Gift Guide for Mother Nature
This week is a time to celebrate the maternal figures in our lives, those who gave us life. A universal maternal figure is one that is all around us: Mother Nature. With spring well underway, there is no better time to reflect on ways that we can better look after our wild spaces, so here are a few suggestions to get you started.
- Invest in a reusable coffee cup. There are certainly more sustainable cups being used by cafés around Dublin than ever before, but there is still no better option than bringing your own. Back in 2018, a report by Recycling List Ireland found that 22,000 coffee cups were thrown away every hour in Ireland, and I’ve seen the effects of this on our litter-picking adventures around Inchicore, and even digging up parts of the former wasteland underneath the garden. An added bonus to bringing your own cup is that you usually get a discount too.
- Go peat-free with your compost. Not only a vital habitat for different species of insects and flora, peat bogs naturally trap and store large amounts of carbon dioxide. As such, they’re an ecosystem that is known as a “carbon sink” and are essential in the battle against climate change. Some even refer to them as “Ireland’s rainforests”. Without peatlands, there is significantly more carbon dioxide in the air. Over the past four months at the distillery, we’ve switched to using only peat-free compost to do our bit. This can be a bit of a faff to find, but as a rule of thumb, if the compost packet doesn’t say it’s peat-free, it’s not.
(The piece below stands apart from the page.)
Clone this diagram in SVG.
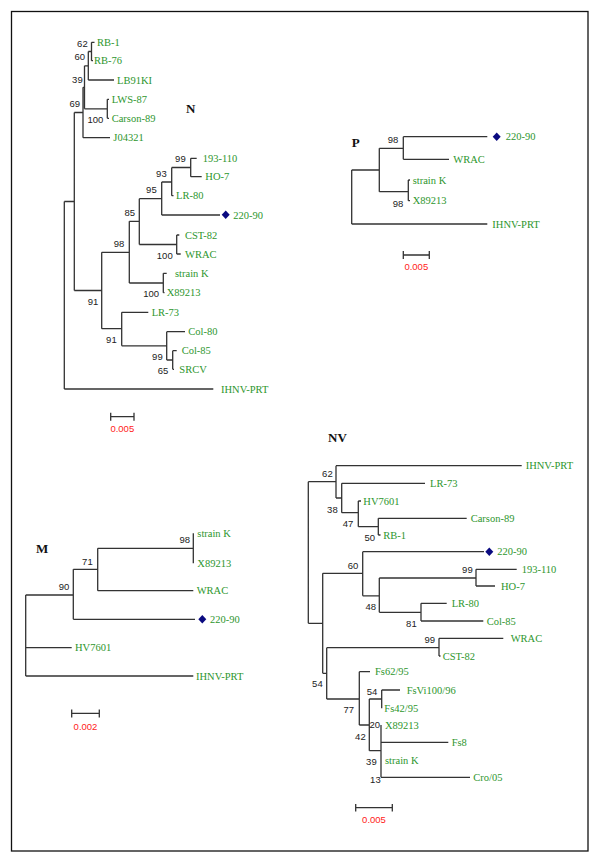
<svg xmlns="http://www.w3.org/2000/svg" width="600" height="863" viewBox="0 0 600 863">
<style>
.b{fill:none;stroke:#333;stroke-width:1.3}
.t{font-family:"Liberation Serif",serif;font-size:10.5px;fill:#2d962d}
.n{font-family:"Liberation Sans",Arial,sans-serif;font-size:9.5px;fill:#222;text-anchor:end}
.s{font-family:"Liberation Sans",Arial,sans-serif;font-size:9.5px;fill:#ff1a1a;text-anchor:middle}
.h{font-family:"Liberation Serif",serif;font-size:13px;font-weight:bold;fill:#111}
.d{fill:#0a0a80}
</style>
<rect x="11.5" y="11.5" width="576.5" height="839.5" fill="#fff" stroke="#111" stroke-width="1.3"/>

<!-- ===== N tree ===== -->
<g id="N-tree">
<text class="h" x="186" y="113.3">N</text>
<g id="N-connectors">
<path class="b" d="M91.5 42.3V60.7M91.5 42.3H94.5M91.5 60.7H93
M88.3 51.5V80M88.3 51.5H91.5M88.3 80H114
M84.5 65.8V108.8M84.5 65.8H88.3M84.5 108.8H107.3
M107.3 99.3V118.3M107.3 99.3H109M107.3 118.3H109
M83 87.3V137.7M83 87.3H84.5M83 137.7H110
M74.3 112.5V290.5M74.3 112.5H83M74.3 290.5H101.7
M64.3 201.5V389M64.3 201.5H74.3M64.3 389H213.3
M101.7 252.3V328.7M101.7 252.3H129.3M101.7 328.7H121.7
M129.3 221.3V283M129.3 221.3H139.3M129.3 283H163.3
M139.3 198.7V244.5M139.3 198.7H161.7M139.3 244.5H176.7
M161.7 182V215M161.7 182H171.7M161.7 215H220
M171.7 167.5V195.7M171.7 167.5H190.7M171.7 195.7H173.5
M190.7 158.3V176.7M190.7 158.3H196.7M190.7 176.7H201.7
M176.7 235V254M176.7 235H179.3M176.7 254H180.7
M163.3 273.3V292.7M163.3 273.3H166.7M163.3 292.7H164.5
M121.7 312.3V345.8M121.7 312.3H148.3M121.7 345.8H166.7
M166.7 331.7V360M166.7 331.7H185M166.7 360H172.7
M172.7 350.7V369.3M172.7 350.7H176.7M172.7 369.3H174"/>
</g>
<g id="N-leaves">
<g id="N-RB-1"><text class="t" x="97" y="45.8">RB-1</text></g>
<g id="N-RB-76"><text class="t" x="94" y="64.2">RB-76</text></g>
<g id="N-LB91KI"><text class="t" x="117" y="83.5">LB91KI</text></g>
<g id="N-LWS-87"><text class="t" x="111.7" y="102.8">LWS-87</text></g>
<g id="N-Carson-89"><text class="t" x="111.7" y="121.8">Carson-89</text></g>
<g id="N-J04321"><text class="t" x="113.3" y="141.2">J04321</text></g>
<g id="N-193-110"><text class="t" x="202.7" y="161.8">193-110</text></g>
<g id="N-HO-7"><text class="t" x="205.3" y="180.2">HO-7</text></g>
<g id="N-LR-80"><text class="t" x="176" y="199.2">LR-80</text></g>
<g id="N-220-90"><path class="d" d="M225.7 210.5L229.7 214.7L225.7 218.9L221.7 214.7Z"/><text class="t" x="233.3" y="218.5">220-90</text></g>
<g id="N-CST-82"><text class="t" x="185" y="238.5">CST-82</text></g>
<g id="N-WRAC"><text class="t" x="185" y="257.5">WRAC</text></g>
<g id="N-strainK"><text class="t" x="175" y="276.8">strain K</text></g>
<g id="N-X89213"><text class="t" x="166.7" y="296.2">X89213</text></g>
<g id="N-LR-73"><text class="t" x="151.7" y="315.8">LR-73</text></g>
<g id="N-Col-80"><text class="t" x="188.3" y="335.2">Col-80</text></g>
<g id="N-Col-85"><text class="t" x="181.7" y="354.2">Col-85</text></g>
<g id="N-SRCV"><text class="t" x="179.3" y="372.8">SRCV</text></g>
<g id="N-IHNV-PRT"><text class="t" x="221" y="392.5">IHNV-PRT</text></g>
</g>
<g id="N-bootstrap">
<text class="n" x="87.7" y="46.7">62</text>
<text class="n" x="85" y="60">60</text>
<text class="n" x="82.7" y="82.7">39</text>
<text class="n" x="80" y="107">69</text>
<text class="n" x="103.3" y="122.7">100</text>
<text class="n" x="185.7" y="161.7">99</text>
<text class="n" x="166.7" y="176.7">93</text>
<text class="n" x="156.7" y="193.3">95</text>
<text class="n" x="135" y="215.7">85</text>
<text class="n" x="124.3" y="246.7">98</text>
<text class="n" x="172.7" y="259">100</text>
<text class="n" x="159" y="297.3">100</text>
<text class="n" x="98.3" y="305">91</text>
<text class="n" x="116.7" y="343.3">91</text>
<text class="n" x="162.7" y="360">99</text>
<text class="n" x="168.3" y="374.3">65</text>
</g>
<g id="N-scale">
<path class="b" d="M110.7 416.7H134M110.7 412.7V420.7M134 412.7V420.7"/>
<text class="s" x="122.3" y="431.7">0.005</text>
</g>
</g>

<!-- ===== P tree ===== -->
<g id="P-tree">
<text class="h" x="351.7" y="146.7">P</text>
<g id="P-connectors">
<path class="b" d="M351.7 170V224M351.7 170H379.3M351.7 224H487.3
M379.3 148.3V191.7M379.3 148.3H403.3M379.3 191.7H408.3
M403.3 136.7V159.3M403.3 136.7H487.3M403.3 159.3H449
M408.3 180V200.7M408.3 180H410M408.3 200.7H410"/>
</g>
<g id="P-leaves">
<g id="P-220-90"><path class="d" d="M496.7 132.5L500.7 136.7L496.7 140.9L492.7 136.7Z"/><text class="t" x="505.7" y="140.2">220-90</text></g>
<g id="P-WRAC"><text class="t" x="453.3" y="162.8">WRAC</text></g>
<g id="P-strainK"><text class="t" x="412.7" y="183.5">strain K</text></g>
<g id="P-X89213"><text class="t" x="412.7" y="204.2">X89213</text></g>
<g id="P-IHNV-PRT"><text class="t" x="492.3" y="227.5">IHNV-PRT</text></g>
</g>
<g id="P-bootstrap">
<text class="n" x="398.3" y="143.3">98</text>
<text class="n" x="403.3" y="207.3">98</text>
</g>
<g id="P-scale">
<path class="b" d="M403.3 255H429.3M403.3 251V259M429.3 251V259"/>
<text class="s" x="416.3" y="270">0.005</text>
</g>
</g>

<!-- ===== M tree ===== -->
<g id="M-tree">
<text class="h" x="36" y="553.3">M</text>
<g id="M-connectors">
<path class="b" d="M25.7 595V676M25.7 595H73.3M25.7 647.7H71.7M25.7 676H193.3
M73.3 569.3V619.3M73.3 569.3H97.7M73.3 619.3H195
M97.7 548.3V590.7M97.7 548.3H193.3M97.7 590.7H193.3
M193.3 533.3V563.3"/>
</g>
<g id="M-leaves">
<g id="M-strainK"><text class="t" x="197.3" y="536.8">strain K</text></g>
<g id="M-X89213"><text class="t" x="197.3" y="566.8">X89213</text></g>
<g id="M-WRAC"><text class="t" x="196.7" y="594.2">WRAC</text></g>
<g id="M-220-90"><path class="d" d="M202.3 615.1L206.3 619.3L202.3 623.5L198.3 619.3Z"/><text class="t" x="210" y="622.8">220-90</text></g>
<g id="M-HV7601"><text class="t" x="75" y="651.2">HV7601</text></g>
<g id="M-IHNV-PRT"><text class="t" x="196" y="679.5">IHNV-PRT</text></g>
</g>
<g id="M-bootstrap">
<text class="n" x="190" y="543.3">98</text>
<text class="n" x="92.7" y="565">71</text>
<text class="n" x="69.3" y="590">90</text>
</g>
<g id="M-scale">
<path class="b" d="M71.7 713.3H99.3M71.7 709.5V717.5M99.3 709.5V717.5"/>
<text class="s" x="85.5" y="730">0.002</text>
</g>
</g>

<!-- ===== NV tree ===== -->
<g id="NV-tree">
<text class="h" x="328" y="442">NV</text>
<g id="NV-connectors">
<path class="b" d="M308.3 481.7V623.3M308.3 481.7H336M308.3 623.3H322.7
M336 465.7V498M336 465.7H521.7M336 498H341.7
M341.7 483.3V512.7M341.7 483.3H425M341.7 512.7H358.3
M358.3 501V526.7M358.3 501H361M358.3 526.7H378.3
M378.3 518.3V535M378.3 518.3H466.7M378.3 535H380.5
M322.7 573.3V673.3M322.7 573.3H362.7M322.7 673.3H326.7
M362.7 551.7V595.8M362.7 551.7H484M362.7 595.8H379.3
M379.3 578V612.3M379.3 578H476M379.3 612.3H421
M476 569.3V586M476 569.3H516.7M476 586H495
M421 603.3V621M421 603.3H446.7M421 621H483.3
M326.7 647.7V699M326.7 647.7H439M326.7 699H359.3
M439 638.3V656M439 638.3H503.3M439 656H440.5
M359.3 671.7V725M359.3 671.7H370M359.3 725H369.3
M369.3 699V750.7M369.3 699H381.7M369.3 750.7H381
M381.7 690V708.3M381.7 690H400
M381 725V777.3M381 742.3H448.3M381 777.3H470"/>
</g>
<g id="NV-leaves">
<g id="NV-IHNV-PRT"><text class="t" x="525.7" y="469.2">IHNV-PRT</text></g>
<g id="NV-LR-73"><text class="t" x="430" y="486.8">LR-73</text></g>
<g id="NV-HV7601"><text class="t" x="363.3" y="504.5">HV7601</text></g>
<g id="NV-Carson-89"><text class="t" x="470.7" y="521.8">Carson-89</text></g>
<g id="NV-RB-1"><text class="t" x="383.3" y="538.5">RB-1</text></g>
<g id="NV-220-90"><path class="d" d="M489.3 547.5L493.3 551.7L489.3 555.9L485.3 551.7Z"/><text class="t" x="497.3" y="555.2">220-90</text></g>
<g id="NV-193-110"><text class="t" x="521.7" y="572.8">193-110</text></g>
<g id="NV-HO-7"><text class="t" x="501" y="589.5">HO-7</text></g>
<g id="NV-LR-80"><text class="t" x="451.7" y="606.8">LR-80</text></g>
<g id="NV-Col-85"><text class="t" x="486.7" y="624.5">Col-85</text></g>
<g id="NV-WRAC"><text class="t" x="510.7" y="641.8">WRAC</text></g>
<g id="NV-CST-82"><text class="t" x="442.7" y="659.5">CST-82</text></g>
<g id="NV-Fs62-95"><text class="t" x="375" y="675.2">Fs62/95</text></g>
<g id="NV-FsVi100-96"><text class="t" x="406.7" y="693.5">FsVi100/96</text></g>
<g id="NV-Fs42-95"><text class="t" x="384.3" y="711.8">Fs42/95</text></g>
<g id="NV-X89213"><text class="t" x="385" y="728.5">X89213</text></g>
<g id="NV-Fs8"><text class="t" x="451.7" y="745.8">Fs8</text></g>
<g id="NV-strainK"><text class="t" x="385" y="763.5">strain K</text></g>
<g id="NV-Cro-05"><text class="t" x="473.3" y="780.8">Cro/05</text></g>
</g>
<g id="NV-bootstrap">
<text class="n" x="332.7" y="476.7">62</text>
<text class="n" x="337.7" y="512.7">38</text>
<text class="n" x="353.3" y="527.3">47</text>
<text class="n" x="375" y="540.7">50</text>
<text class="n" x="358.3" y="569.3">60</text>
<text class="n" x="472.7" y="572.7">99</text>
<text class="n" x="376" y="610">48</text>
<text class="n" x="416.7" y="626.7">81</text>
<text class="n" x="435" y="643.3">99</text>
<text class="n" x="322.7" y="686.7">54</text>
<text class="n" x="377.3" y="695">54</text>
<text class="n" x="354" y="713.3">77</text>
<text class="n" x="380" y="728.3">20</text>
<text class="n" x="365.7" y="740">42</text>
<text class="n" x="376.7" y="765">39</text>
<text class="n" x="380.7" y="782.7">13</text>
</g>
<g id="NV-scale">
<path class="b" d="M355.7 807.7H392.3M355.7 804V811.5M392.3 804V811.5"/>
<text class="s" x="374" y="822.7">0.005</text>
</g>
</g>
</svg>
- Harvest seeds. If you have your own garden or containers, instead of deadheading everything, let a few go to seed. This provides a food source for birds, whilst also ensuring next year’s crop (and potentially an exponential reduction in your own seed costs). You can also harvest seeds from vegetables and fruit you eat. I bought a few delicious heirloom tomatoes from Kilmainham’s Dublin Food Co-op and Inchicore’s Small Changes over the summer, and held onto a few of the seeds to try to grow my own this year. All you have to do is rinse the seeds free of any of the flesh and jelly-like protective membrane (I usually do this over a sieve so as not to lose the seeds down the drain), then leave them to dry on some baking paper on a sunny windowsill. When they’re dry, I store them in a container or paper envelope, and date them. A way to speed up the drying process and to make sure your seeds don’t get mouldy in storage is to add a packet of silica gel (very easy to get with antigen test kits so prevalent) that will keep them moisture-free.
- Get involved. Whether that’s with our own Social Botanist Project, or with many of the other community environmental initiatives out there (if you’re in Dublin 8, Inchicore Environmental Group are brilliant, and the very engaged Drimnagh Environmental Group are just across the canal too). These groups are also a great way to meet like-minded people, find out more about where you live, and enjoy the sunshine all at the same time. Need I say more?